## [Provided data]

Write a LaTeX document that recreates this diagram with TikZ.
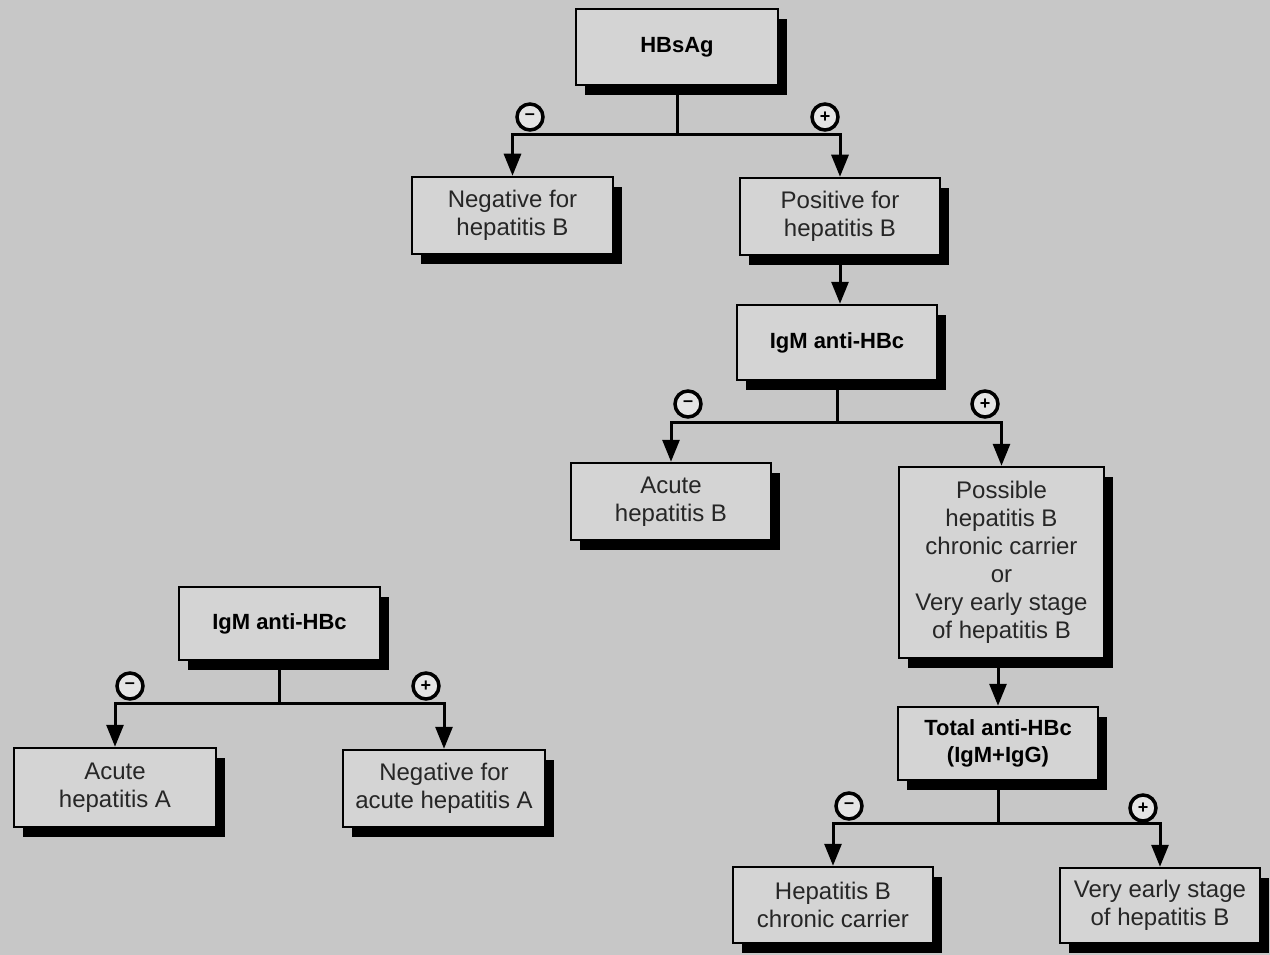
\documentclass[tikz,border=0pt]{standalone}
\usepackage{fontspec}
\setmainfont{Liberation Sans}
\usetikzlibrary{arrows.meta,shadows}
\definecolor{bg}{gray}{0.78}
\definecolor{boxfill}{gray}{0.83}
\begin{document}
\begin{tikzpicture}[x=1pt,y=-1pt,
  box/.style={draw=black, line width=2.5pt, fill=boxfill, align=center, inner sep=2pt,
    drop shadow={shadow xshift=9pt, shadow yshift=-10pt, fill=black, opacity=1},
    text=black!85, font=\fontsize{24}{28}\selectfont},
  test/.style={box, text=black, font=\fontsize{22}{27}\selectfont\bfseries},
  conn/.style={line width=3pt},
  arr/.style={conn, -{Triangle[length=22pt,width=17pt]}},
  sign/.style={circle, draw, line width=3.5pt, fill=gray!20, minimum size=26pt, inner sep=0pt,
    font=\fontsize{18}{18}\selectfont\bfseries}]
\fill[bg] (0,0) rectangle (1270,955);
\useasboundingbox (0,0) rectangle (1270,955);

% right tree
\node[test, minimum width=202pt, minimum height=76pt] (hbsag) at (677,47) {HBsAg};
\node[box, minimum width=201pt, minimum height=77pt] (neg) at (512.5,215.5) {Negative for\\hepatitis B};
\node[box, minimum width=200pt, minimum height=77pt] (pos) at (840,216.5) {Positive for\\hepatitis B};
\node[test, minimum width=200pt, minimum height=75pt] (igm1) at (837,342.5) {IgM anti-HBc};
\node[box, minimum width=200pt, minimum height=77pt] (acuteB) at (671,501.5) {Acute\\hepatitis B};
\node[box, minimum width=205pt, minimum height=191pt] (possible) at (1001.5,562.5) {Possible\\hepatitis B\\chronic carrier\\or\\Very early stage\\of hepatitis B};
\node[test, minimum width=200pt, minimum height=73pt] (total) at (998,743.5) {Total anti-HBc\\(IgM+IgG)};
\node[box, minimum width=200pt, minimum height=76pt] (carrier) at (833,905) {Hepatitis B\\chronic carrier};
\node[box, minimum width=200pt, minimum height=75pt] (early) at (1160,905.5) {Very early stage\\of hepatitis B};

% left tree
\node[test, minimum width=201pt, minimum height=73pt] (igm2) at (279.5,623.5) {IgM anti-HBc};
\node[box, minimum width=202pt, minimum height=79pt] (acuteA) at (115,787.5) {Acute\\hepatitis A};
\node[box, minimum width=202pt, minimum height=77pt] (negA) at (444,788.5) {Negative for\\acute hepatitis A};

% junctions
\coordinate (j1) at (677,135);
\coordinate (j2) at (837,422);
\coordinate (j3) at (998,823);
\coordinate (j4) at (279.5,703);

\draw[conn] (hbsag) -- (j1);
\draw[arr] (j1) -| (neg);
\draw[arr] (j1) -| (pos);
\draw[arr] (pos.south) -- (pos.south |- igm1.north);
\draw[conn] (igm1) -- (j2);
\draw[arr] (j2) -| (acuteB);
\draw[arr] (j2) -| (possible);
\draw[arr] (possible.south -| total.north) -- (total.north);
\draw[conn] (total) -- (j3);
\draw[arr] (j3) -| (carrier);
\draw[arr] (j3) -| (early);
\draw[conn] (igm2) -- (j4);
\draw[arr] (j4) -| (acuteA);
\draw[arr] (j4) -| (negA);

% signs
\node[sign] (s1) at (530,117) {–};
\node[sign] (s2) at (825,117) {+};
\node[sign] (s3) at (688,404) {–};
\node[sign] (s4) at (985,404) {+};
\node[sign] (s5) at (849,806) {–};
\node[sign] (s6) at (1143,808) {+};
\node[sign] (s7) at (130,686) {–};
\node[sign] (s8) at (426,686) {+};
\end{tikzpicture}
\end{document}
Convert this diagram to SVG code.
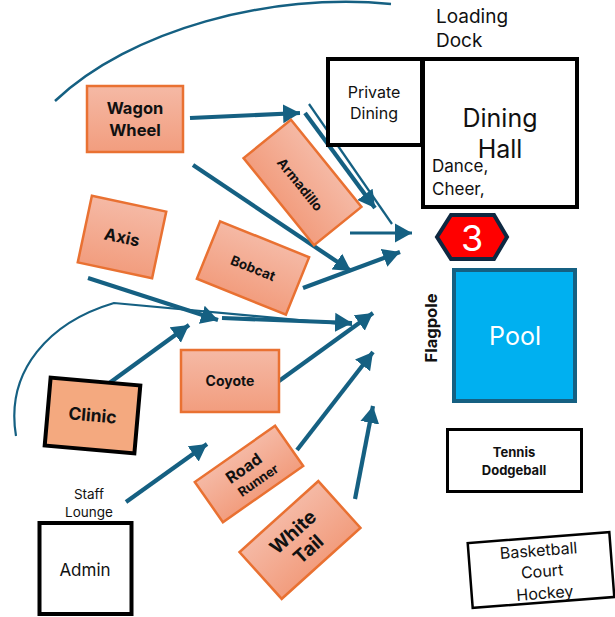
<svg xmlns="http://www.w3.org/2000/svg" width="615" height="617" viewBox="0 0 615 617">
<style>
text{font-family:"Inter","Noto Sans","Liberation Sans",sans-serif;fill:#111;text-anchor:middle}
.b{font-weight:700}
.s{text-anchor:start}
.w{fill:#fff;font-weight:300}
.o{fill:url(#og);stroke:#E97132;stroke-width:2.5}
.k{fill:#fff;stroke:#000;stroke-width:4}
.a{fill:none;stroke:#156082;stroke-width:4.200;marker-end:url(#ah)}
.t{fill:none;stroke:#156082;stroke-width:2.200}
</style>
<defs>
<linearGradient id="og" x1="0" y1="0" x2="0" y2="1"><stop offset="0" stop-color="#F5B9A5"/><stop offset="1" stop-color="#F29D7E"/></linearGradient>
<marker id="ah" markerUnits="userSpaceOnUse" markerWidth="20" markerHeight="20" refX="17" refY="10" orient="auto"><path d="M0 0.500L17 10L0 19.500Z" fill="#156082"/></marker>
</defs>
<g id="connectors">
<path class="t" d="M55 101C130 30 270 -8 391 4" style="stroke-width:2.500"/>
<path class="t" d="M16 436C5 370 50 322 114 303L352 325"/>
<path class="a" d="M190 118L300 113"/>
<path class="a" d="M193 165L351 271"/>
<path class="a" d="M305 113L375 208"/>
<path class="t" d="M309 104L392 224"/>
<path class="a" style="stroke-width:3" d="M350 233L412 233"/>
<path class="a" d="M303 288L400 252"/>
<path class="a" d="M88 278L218 320"/>
<path class="a" d="M222 318L352 323"/>
<path class="a" d="M108 384L189 325"/>
<path class="a" d="M279 381L373 313"/>
<path class="a" d="M297 450L373 352"/>
<path class="a" d="M355 499L373 406"/>
<path class="a" d="M126 502L207 444"/>
</g>
<g id="wagon-wheel"><rect class="o" x="87" y="86" width="96" height="66"/><text class="b" font-size="16.500" x="135" y="114">Wagon</text><text class="b" font-size="16.500" x="135" y="136">Wheel</text></g>
<g id="armadillo" transform="translate(302.500 182.500) rotate(51)"><rect class="o" x="-56" y="-30.500" width="112" height="61"/><text class="b" font-size="13.500" y="8">Armadillo</text></g>
<g id="axis" transform="translate(122 237) rotate(12)"><rect class="o" x="-38" y="-34" width="76" height="68"/><text class="b" font-size="16.500" y="6">Axis</text></g>
<g id="bobcat" transform="translate(253 268) rotate(22)"><rect class="o" x="-48" y="-31" width="96" height="62"/><text class="b" font-size="13.500" y="5">Bobcat</text></g>
<g id="clinic" transform="translate(92.500 415.500) rotate(5)"><rect x="-45" y="-34" width="90" height="68" fill="#F4A97F" stroke="#000" stroke-width="4"/><text class="b" font-size="17.500" y="6">Clinic</text></g>
<g id="coyote"><rect class="o" x="181" y="350" width="98" height="62"/><text class="b" font-size="14" x="230" y="386">Coyote</text></g>
<g id="road-runner" transform="translate(249 474) rotate(-35)"><rect class="o" x="-49" y="-24.500" width="98" height="49"/><text class="b" font-size="16" y="-2" x="-1">Road</text><text class="b" font-size="13" y="15" x="4">Runner</text></g>
<g id="white-tail" transform="translate(300 540) rotate(-42)"><rect class="o" x="-53" y="-31.500" width="106" height="63"/><text class="b" font-size="19" y="-4">White</text><text class="b" font-size="19" y="19">Tail</text></g>
<g id="admin"><rect class="k" x="39.500" y="523" width="92" height="91"/><text font-size="17" x="85" y="576">Admin</text></g>
<g id="staff-lounge"><text font-size="13.500" x="89" y="499">Staff</text><text font-size="13.500" x="89" y="517">Lounge</text></g>
<g id="private-dining"><rect class="k" x="328" y="59" width="94" height="86"/><text font-size="16" x="374" y="98">Private</text><text font-size="16" x="374" y="119">Dining</text></g>
<g id="dining-hall"><rect class="k" x="423" y="59" width="154" height="148"/><text font-size="25" x="500" y="127">Dining</text><text font-size="25" x="500" y="158">Hall</text><text class="s" font-size="17" x="432" y="172">Dance,</text><text class="s" font-size="17" x="432" y="195">Cheer,</text></g>
<g id="loading-dock"><text class="s" font-size="19" x="436" y="23">Loading</text><text class="s" font-size="19" x="436" y="47">Dock</text></g>
<g id="badge-3"><polygon points="437,237 451,215 494,215 507,237 494,259 451,259" fill="#F00" stroke="#0E2841" stroke-width="4"/><text class="w" font-size="36" x="472" y="251" style="font-weight:400">3</text></g>
<g id="flagpole"><text class="b" font-size="16.500" transform="translate(437 328) rotate(-90)">Flagpole</text></g>
<g id="pool"><rect x="454" y="270" width="121" height="131" fill="#00B0F0" stroke="#156082" stroke-width="4"/><text class="w" font-size="25" x="515" y="345" style="font-weight:400">Pool</text></g>
<g id="tennis"><rect x="447.500" y="429.500" width="134" height="62" fill="#fff" stroke="#000" stroke-width="3"/><text class="b" font-size="13" x="514" y="457">Tennis</text><text class="b" font-size="13" x="514" y="475">Dodgeball</text></g>
<g id="basketball" transform="translate(541 570) rotate(-4.400)"><rect x="-71" y="-32.500" width="142" height="65" fill="#fff" stroke="#000" stroke-width="2.500"/><text font-size="16" y="-14" x="-1">Basketball</text><text font-size="16" y="7" x="1">Court</text><text font-size="16" y="29" x="2">Hockey</text></g>
</svg>
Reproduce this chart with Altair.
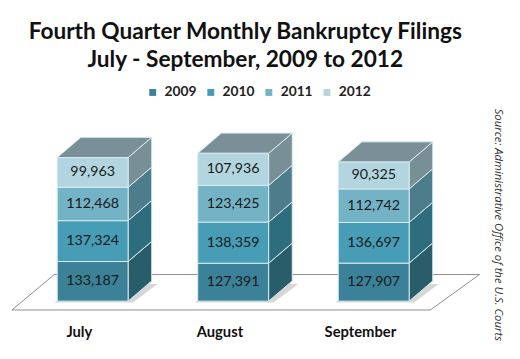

## [Work instructions]
Gather and copy every line of the data in which the string "with" is found.

## [Expected answer]
Write a LaTeX document that recreates this diagram with TikZ.
Reproduce this chart with Altair.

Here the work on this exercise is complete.